Publicado el 01-17-2013
Raúl Castro Will Preside Over CELAC for a Year
The Community of Latin American and Caribbean States (CELAC) will hand over the presidency of the organization to Cuba’s “President”, Raúl Castro, during the summit that will be held in Havana at the end of this month of January.
CELAC, with thirty-three member countries in the region, was created on February 2010 during the Caribbean Community Unity Summit in Playa del Carmen, México, when thirty-three heads of government attending that summit decided to form CELAC as a “their own regional space that joins all the states.” The process climaxed with the official inception of the organization during its first summit held in Caracas on December 2 and 3, 2011. Its second summit was held in Chile in 2012, and the third one will be this one in Havana. The organization was created with the main objective of working without the influence of the United States and Canada to solve the problems of a region of some 600 million people and a territorial extension of more than twenty million square kilometers. The organization has no central headquarters or permanent personnel, and is governed by a rotating presidency in charge of the country chosen to lead it for a period of twelve months. In 2014 the presidency will go to Costa Rica.
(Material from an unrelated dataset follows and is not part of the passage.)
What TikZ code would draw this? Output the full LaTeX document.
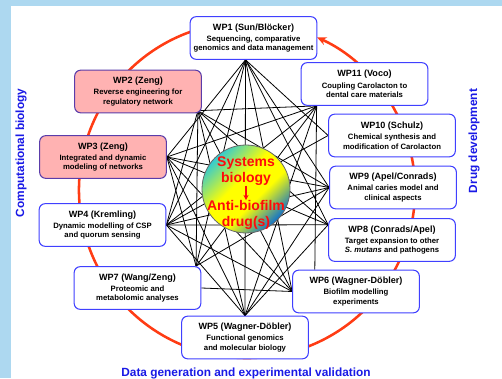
\documentclass[tikz,border=0pt]{standalone}
\usepackage{fontspec}
\setmainfont{Liberation Sans}
\usetikzlibrary{positioning,arrows.meta}
\pgfdeclarelayer{background}
\pgfsetlayers{background,main}
\definecolor{wpblue}{RGB}{64,64,255}
\definecolor{wpviolet}{RGB}{90,60,170}
\definecolor{pinkfill}{RGB}{255,178,178}
\definecolor{ringred}{RGB}{255,60,20}
\definecolor{sideblue}{RGB}{25,25,230}
\definecolor{hubred}{RGB}{255,10,10}
\definecolor{frameblue}{RGB}{173,216,240}
\definecolor{hubcyan}{RGB}{40,200,220}
\definecolor{hubblue}{RGB}{0,105,215}
\pgfdeclareverticalshading{hubshade}{100bp}{color(0bp)=(hubblue); color(24bp)=(hubblue); color(42bp)=(yellow); color(56bp)=(yellow); color(76bp)=(hubcyan); color(100bp)=(hubcyan)}
\newcommand\wptitle[1]{{\fontsize{6.8}{8}\selectfont #1}\\[1.2pt]}

\begin{document}
\begin{tikzpicture}[x=0.75pt,y=0.75pt,
    wp/.style={draw=wpblue, fill=white, line width=0.8pt, rounded corners=4.5pt, minimum width=95pt, minimum height=32pt, inner sep=1pt, align=center, font=\fontsize{5.8}{7.2}\selectfont\bfseries},
    wpred/.style={wp, draw=wpviolet, fill=pinkfill},
    link/.style={line width=0.6pt, black},
    ring/.style={draw=ringred, line width=1.9pt},
    side/.style={font=\fontsize{8.9}{10}\selectfont\bfseries, text=sideblue, inner sep=0pt},
    hubtext/.style={font=\fontsize{10.5}{12}\selectfont\bfseries, text=hubred, align=center, inner sep=0pt},
]
    \useasboundingbox (0,0) rectangle (502,378);

    \node[wp] (wp1) at (253.5,340) {\wptitle{WP1 (Sun/Blöcker)}Sequencing, comparative\\genomics and data management};
    \node[wpred] (wp2) at (138,286.5) {\wptitle{WP2 (Zeng)}Reverse engineering for\\regulatory network};
    \node[wpred] (wp3) at (103,221) {\wptitle{WP3 (Zeng)}Integrated and dynamic\\modeling of networks};
    \node[wp] (wp4) at (102.5,153) {\wptitle{WP4 (Kremling)}Dynamic modelling of CSP\\and quorum sensing};
    \node[wp] (wp7) at (137.5,90) {\wptitle{WP7 (Wang/Zeng)}Proteomic and\\metabolomic analyses};
    \node[wp] (wp5) at (245,40.5) {\wptitle{WP5 (Wagner-Döbler)}Functional genomics\\and molecular biology};
    \node[wp] (wp6) at (356,86.5) {\wptitle{WP6 (Wagner-Döbler)}Biofilm modelling\\experiments};
    \node[wp] (wp8) at (392,138) {\wptitle{WP8 (Conrads/Apel)}Target expansion to other\\\textit{S. mutans} and pathogens};
    \node[wp] (wp9) at (393,190.5) {\wptitle{WP9 (Apel/Conrads)}Animal caries model and\\clinical aspects};
    \node[wp] (wp10) at (392,242.5) {\wptitle{WP10 (Schulz)}Chemical synthesis and\\modification of Carolacton};
    \node[wp] (wp11) at (364.5,294) {\wptitle{WP11 (Voco)}Coupling Carolacton to\\dental care materials};

    \node[circle, minimum size=66pt, draw=black!60, line width=0.6pt, shading=hubshade, shading angle=45] (hub) at (246,189) {};
    \node[hubtext] (sysbio) at (246,207) {Systems\\biology};
    \node[hubtext] (drug) at (246,163) {Anti-biofilm\\drug(s)};
    \draw[hubred, line width=1pt, -{Stealth[length=4pt,width=4pt]}] (sysbio) -- (drug);

    \node[side, rotate=90] (compbio) at (21,225) {Computational biology};
    \node[side, rotate=90] (drugdev) at (474,237) {Drug development};
    \node[side, anchor=base] (datagen) at (246,1.5) {Data generation and experimental validation};

    \coordinate (h1) at ([xshift=-6pt]wp1.south);
    \coordinate (h2) at ([xshift=-3pt,yshift=2pt]wp2.south east);
    \coordinate (h3) at (wp3.east);
    \coordinate (h4) at (wp4.east);
    \coordinate (h7) at ([xshift=-4pt]wp7.north east);
    \coordinate (h7b) at (wp7.east);
    \coordinate (h5) at (wp5.north);
    \coordinate (h6) at (wp6.west);
    \coordinate (h6b) at ([xshift=17pt]wp6.north west);
    \coordinate (h8) at ([yshift=-5pt]wp8.north west);
    \coordinate (h9) at (wp9.west);
    \coordinate (h10) at (wp10.west);
    \coordinate (h11) at ([xshift=12pt]wp11.south west);
    \coordinate (ringc) at (247,188);

    \begin{pgfonlayer}{background}
        \fill[frameblue] (0,0) rectangle (502,378);
        \fill[white] (11,0) rectangle (502,372);
        \draw[ring, -{Stealth[length=7pt,width=6pt]}] (ringc) ++(108:168) arc[start angle=-252, end angle=65.4, radius=168];
        \foreach \a/\b in {h1/h3, h1/h4, h1/h7, h1/h5, h1/h6, h1/h8, h1/h9, h1/h10,
                           h2/h4, h2/h7, h2/h5, h2/h6, h2/h8, h2/h9, h2/h11,
                           h3/h5, h3/h6, h3/h8, h3/h9, h3/h11, h3/h7,
                           h4/h11, h4/h10, h4/h9, h4/h8, h4/h6, h4/h5,
                           h7b/h6, h7/h11, h7/h9, h5/h11, h5/h9, h5/h8, h11/h6b}
            \draw[link] (\a) -- (\b);
    \end{pgfonlayer}
\end{tikzpicture}
\end{document}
However, since it represents the governments of thirty-three countries, the organization participates in political and commercial negotiations with the countries of the European Union. When Raúl Castro takes over CELAC’s presidency, the Cuban dictator will achieve, at least temporarily, a certain international stature, although in Cuba, for more than fifty years there has been no respect for human rights, free elections, or freedom of expression.
All this is a symptom of the regional changes that began with the dictatorship of the Castro brothers in 1959 and that reached their highest point with the Bolivarian Revolution of Hugo Chávez who, with his petrodollars, has intervened in the elections of many countries in South and Central America, changing the political panorama of the region. And all this has been done with in full view and with the tolerance of the Organization of American States (OAS), the oldest regional organization in the world whose disappearance is one of the specific goals of CELAC and other new “Bolivarian” organizations.